Between verbal protest and nuclear escalation, Russia retains no instruments capable of altering the outcome in the theaters that matter. During the 1956 Suez crisis, Premier Bulganin sent letters to London and Paris threatening rocket attacks unless British and French forces withdrew from Egypt. The threat was largely a bluff, since the Soviet ICBM force was far less developed than advertised, but it registered, contributed to the political pressure that ended the operation, and cost Moscow nothing in deployed forces. A state with credible full-spectrum reach does not need to fire a weapon to alter the outcome of a distant crisis. The threat alone is enough. Russia in 2026, faced with the elimination of its closest strategic partner, issued a press release.
Indeed, the reported offer to trade intelligence sharing on Iran for American relief on Ukraine completed the picture: this looked less like an alliance being defended than a relationship being liquidated for marginal gain elsewhere. What that sequence reveals is not the behaviour of a power defending an ally but of one attempting to trade a failing liability for relief on a more pressing problem. That the eventual ceasefire was brokered not by Russia but by Pakistan confirmed the point more directly than any theoretical argument could have. Any successor Iranian government, moreover, is likely to regard Moscow’s long sponsorship of the dismantled regime as a liability and not as a credential.
The deeper strategic question, which the current moment raises but does not yet resolve, is whether this contraction will eventually confront the United States with a different kind of problem. A Russia stripped of its peripheral network is a Russia with fewer instruments of indirect leverage and a narrowing menu of coercive options. The foreseeable risk is not nuclear use but something more graduated: a lower threshold for nuclear signalling, deliberate ambiguity about escalation boundaries, and the weaponization of uncertainty as a substitute for the conventional and relational leverage that is being lost. A hub stripped of its peripheral nodes loses not just reach but register. The middle instruments of statecraft, the ability to signal resolve through proxy support, forward deployment, and alliance management, disappear alongside the network that hosted them. What remains is an increasingly binary toolkit, and states operating with binary toolkits become structurally harder to read and manage.

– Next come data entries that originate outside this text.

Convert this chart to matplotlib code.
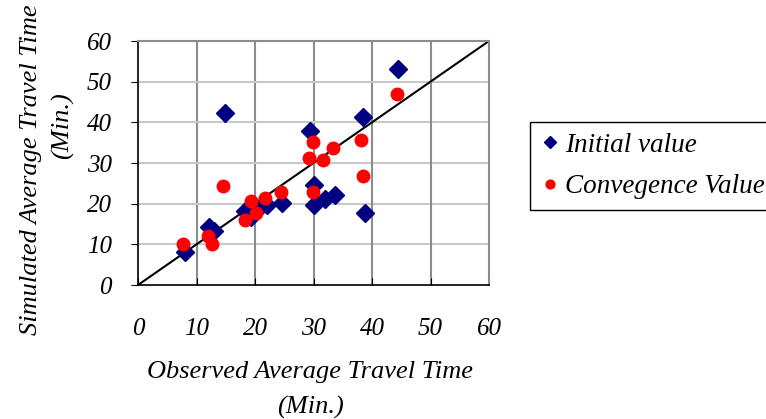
import matplotlib.pyplot as plt
import numpy as np

# observed vs simulated travel time (min.)
init_obs = np.array([8.0, 12.1, 13.0, 14.9, 18.3, 19.4, 20.9, 22.0, 24.7, 29.4, 30.1, 30.1, 32.0, 33.7, 38.4, 38.8, 44.5])
init_sim = np.array([8.2, 14.3, 13.3, 42.2, 18.2, 16.8, 19.2, 19.6, 20.1, 37.9, 24.6, 19.7, 21.1, 22.1, 41.2, 17.8, 53.0])
conv_obs = np.array([7.7, 11.9, 12.6, 14.6, 18.3, 19.3, 20.1, 21.7, 24.4, 29.9, 29.2, 31.7, 29.9, 33.4, 38.2, 38.5, 44.3])
conv_sim = np.array([10.2, 12.1, 10.0, 24.4, 16.0, 20.7, 17.6, 21.3, 22.8, 35.1, 31.3, 30.7, 22.8, 33.8, 35.6, 26.8, 46.9])
ticks = [0, 10, 20, 30, 40, 50, 60]

plt.rcParams['font.family'] = ['Liberation Serif', 'DejaVu Serif']
plt.rcParams['font.style'] = 'italic'

fig = plt.figure(figsize=(7.66, 4.19), dpi=100)
ax = fig.add_axes([138 / 766, 1 - 285 / 419, 351 / 766, 244 / 419])

ax.set_xlim(0, 60)
ax.set_ylim(0, 60)
ax.set_xticks(ticks)
ax.set_yticks(ticks)
for v in ticks[1:-1]:
    ax.axvline(v, color='#8c8c8c', lw=1.5, zorder=0)
    ax.axhline(v, color='#c8c8c8', lw=1.5, zorder=0)

ax.plot([0, 60], [0, 60], color='black', lw=1.5, zorder=2)
ax.plot(init_obs, init_sim, 'D', color='#000080', ms=9, label='Initial value', zorder=3)
ax.plot(conv_obs, conv_sim, 'o', color='#ff0000', ms=9, label='Convegence Value', zorder=4)

for s in ['top', 'right']:
    ax.spines[s].set_color('#8c8c8c')
    ax.spines[s].set_linewidth(1.5)
for s in ['left', 'bottom']:
    ax.spines[s].set_color('black')
    ax.spines[s].set_linewidth(1.2)

ax.tick_params(axis='y', direction='out', length=5, pad=14, labelsize=18)
ax.tick_params(axis='x', direction='in', length=5, pad=24, labelsize=18)
for lab in ax.get_xticklabels() + ax.get_yticklabels():
    lab.set_fontstyle('italic')

fig.text(310 / 766, 1 - 372 / 419, 'Observed Average Travel Time', ha='center', va='center', fontsize=19, style='italic')
fig.text(310 / 766, 1 - 407 / 419, '(Min.)', ha='center', va='center', fontsize=19, style='italic')
fig.text(31 / 766, 1 - 170 / 419, 'Simulated Average Travel Time', ha='center', va='center', rotation=90, fontsize=19, style='italic')
fig.text(63 / 766, 1 - 126 / 419, '(Min.)', ha='center', va='center', rotation=90, fontsize=19, style='italic')

leg = ax.legend(loc='upper left', bbox_to_anchor=(530 / 766, 1 - 122 / 419), bbox_transform=fig.transFigure,
                fontsize=19.5, markerscale=0.7, handlelength=0.65, handletextpad=0.25, borderpad=0.4,
                labelspacing=0.6, borderaxespad=0, fancybox=False, framealpha=1, edgecolor='black')
leg.get_frame().set_linewidth(1.0)

fig.savefig('out.png', dpi=100)
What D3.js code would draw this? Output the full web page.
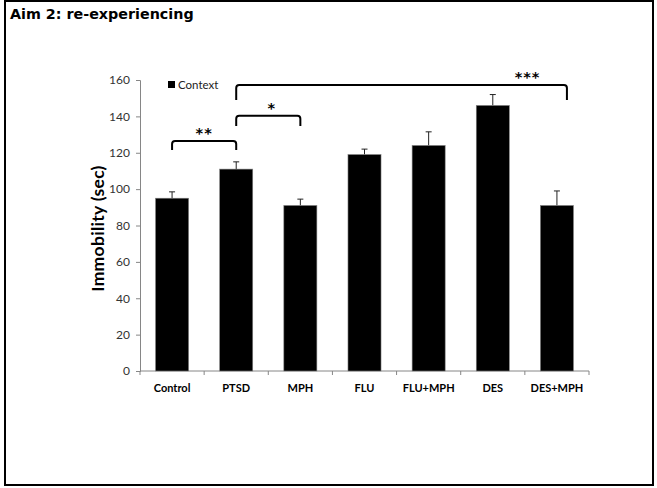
<!DOCTYPE html>
<html>
<head>
<meta charset="utf-8">
<script src="https://cdn.jsdelivr.net/npm/d3@7"></script>
<style>
  html, body { margin: 0; padding: 0; background: #fff; }
  svg { display: block; }
</style>
</head>
<body>
<svg id="chart" width="657" height="488"></svg>
<script>
// Immobility in the context test, per treatment group
const categories = ["Control", "PTSD", "MPH", "FLU", "FLU+MPH", "DES", "DES+MPH"];
const means = [95, 111, 91, 119, 124, 146, 91];
const sems = [3.5, 4, 3.5, 3, 7.5, 6, 8];
const yTicks = [0, 20, 40, 60, 80, 100, 120, 140, 160];
const seriesName = "Context";

// Significance brackets: groups compared, bracket height and leg end (sec), stars
const compFrom = ["Control", "PTSD", "PTSD"];
const compTo = ["PTSD", "MPH", "DES+MPH"];
const compTop = [126.4, 140.3, 157.2];
const compLeg = [121.5, 134.7, 149];
const compStars = ["**", "*", "***"];

const svg = d3.select("#chart");
const plot = { left: 140, right: 589, top: 80, bottom: 371 };
const labelFont = "Lato, 'Open Sans', 'Liberation Sans', sans-serif";

// Outer frame
svg.append("rect")
  .attr("x", 5).attr("y", 1)
  .attr("width", 648).attr("height", 484)
  .attr("fill", "none").attr("stroke", "#000").attr("stroke-width", 2);

svg.append("text")
  .attr("x", 10).attr("y", 19)
  .attr("font-family", "'DejaVu Sans', sans-serif")
  .attr("font-weight", "bold").attr("font-size", 14.3)
  .text("Aim 2: re-experiencing");

const x = d3.scaleBand()
  .domain(categories)
  .range([plot.left, plot.right])
  .paddingInner(0.485)
  .paddingOuter(0.2425);

const y = d3.scaleLinear().domain([0, 160]).range([plot.bottom, plot.top]);

// Y axis
const yAxis = svg.append("g")
  .attr("transform", `translate(${plot.left},0)`)
  .call(d3.axisLeft(y).tickValues(yTicks).tickSize(4).tickPadding(6));
yAxis.select(".domain").attr("stroke", "#868686");
yAxis.selectAll(".tick line").attr("stroke", "#868686");
yAxis.selectAll(".tick text")
  .attr("font-family", labelFont).attr("font-size", 12).attr("fill", "#333");

// X axis with ticks between categories
const step = x.step();
const xAxis = svg.append("g").attr("transform", `translate(0,${plot.bottom})`);
xAxis.append("line")
  .attr("x1", plot.left).attr("x2", plot.right)
  .attr("stroke", "#868686");
xAxis.selectAll("line.tk")
  .data(d3.range(categories.length + 1))
  .join("line").attr("class", "tk")
  .attr("x1", i => plot.left + i * step).attr("x2", i => plot.left + i * step)
  .attr("y1", 0).attr("y2", 4)
  .attr("stroke", "#868686");
xAxis.selectAll("text")
  .data(categories)
  .join("text")
  .attr("x", d => x(d) + x.bandwidth() / 2)
  .attr("y", 21)
  .attr("text-anchor", "middle")
  .attr("font-family", labelFont).attr("font-weight", "bold").attr("font-size", 11)
  .text(d => d);

// Y title
svg.append("text")
  .attr("transform", `translate(104,${(plot.top + plot.bottom) / 2 + 3}) rotate(-90)`)
  .attr("text-anchor", "middle")
  .attr("font-family", labelFont).attr("font-weight", "bold").attr("font-size", 17.5)
  .attr("letter-spacing", 0.3)
  .text("Immobility (sec)");

// Error bars (upper only)
const errs = svg.append("g");
categories.forEach((c, i) => {
  const cx = x(c) + x.bandwidth() / 2;
  errs.append("line")
    .attr("x1", cx).attr("x2", cx)
    .attr("y1", y(means[i])).attr("y2", y(means[i] + sems[i]))
    .attr("stroke", "#222").attr("stroke-width", 1);
  errs.append("line")
    .attr("x1", cx - 3).attr("x2", cx + 3)
    .attr("y1", y(means[i] + sems[i])).attr("y2", y(means[i] + sems[i]))
    .attr("stroke", "#222").attr("stroke-width", 1);
});

// Bars
svg.append("g").selectAll("rect")
  .data(categories)
  .join("rect")
  .attr("x", d => x(d))
  .attr("width", x.bandwidth())
  .attr("y", (d, i) => y(means[i]))
  .attr("height", (d, i) => y(0) - y(means[i]))
  .attr("fill", "#000")
  .attr("stroke", "#7f7f7f").attr("stroke-width", 0.6);

// Legend
svg.append("rect")
  .attr("x", 168).attr("y", 81).attr("width", 7).attr("height", 7)
  .attr("fill", "#000");
svg.append("text")
  .attr("x", 178).attr("y", 88.5)
  .attr("font-family", labelFont).attr("font-size", 11.5).attr("fill", "#222")
  .text(seriesName);

// Significance brackets
const center = c => x(c) + x.bandwidth() / 2;
const bracketEndShift = [0, 0, 10];
const starShift = [0, 3.5, 126];
const br = svg.append("g");
compStars.forEach((s, i) => {
  const x1 = center(compFrom[i]);
  const x2 = center(compTo[i]) + bracketEndShift[i];
  const yt = y(compTop[i]), yl = y(compLeg[i]);
  const r = 3;
  const path = `M${x1},${yl} L${x1},${yt + r} Q${x1},${yt} ${x1 + r},${yt} ` +
               `L${x2 - r},${yt} Q${x2},${yt} ${x2},${yt + r} L${x2},${yl}`;
  br.append("path").attr("d", path)
    .attr("fill", "none").attr("stroke", "#000").attr("stroke-width", 2);
  br.append("text")
    .attr("x", (x1 + x2) / 2 + starShift[i])
    .attr("y", yt - 3)
    .attr("text-anchor", "middle")
    .attr("font-family", "'DejaVu Sans', sans-serif")
    .attr("font-weight", "bold").attr("font-size", 14.5)
    .attr("letter-spacing", 1)
    .text(s);
});
</script>
</body>
</html>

The UNSC veto Russia deployed to block a Hormuz resolution seems to fit that picture. It is the one instrument that costs nothing to use, requires no deployment, and carries no escalatory exposure. That it now stands alongside verbal protest as Moscow’s most visible contribution to a crisis involving its closest remaining strategic partner illustrates, with some precision, how narrow the operational register has become. A power with functioning network deterrence does not need to shelter inside multilateral procedure. Russia’s recourse to the Security Council veto appears to reflect not a choice made from strength but a structural dependency, the last arena where formal status still converts into a tangible, if purely obstructive, effect. The argument is not for preserving Russian influence but for the analytical clarity that the current moment demands, and that the trajectory of events is rapidly making unavoidable.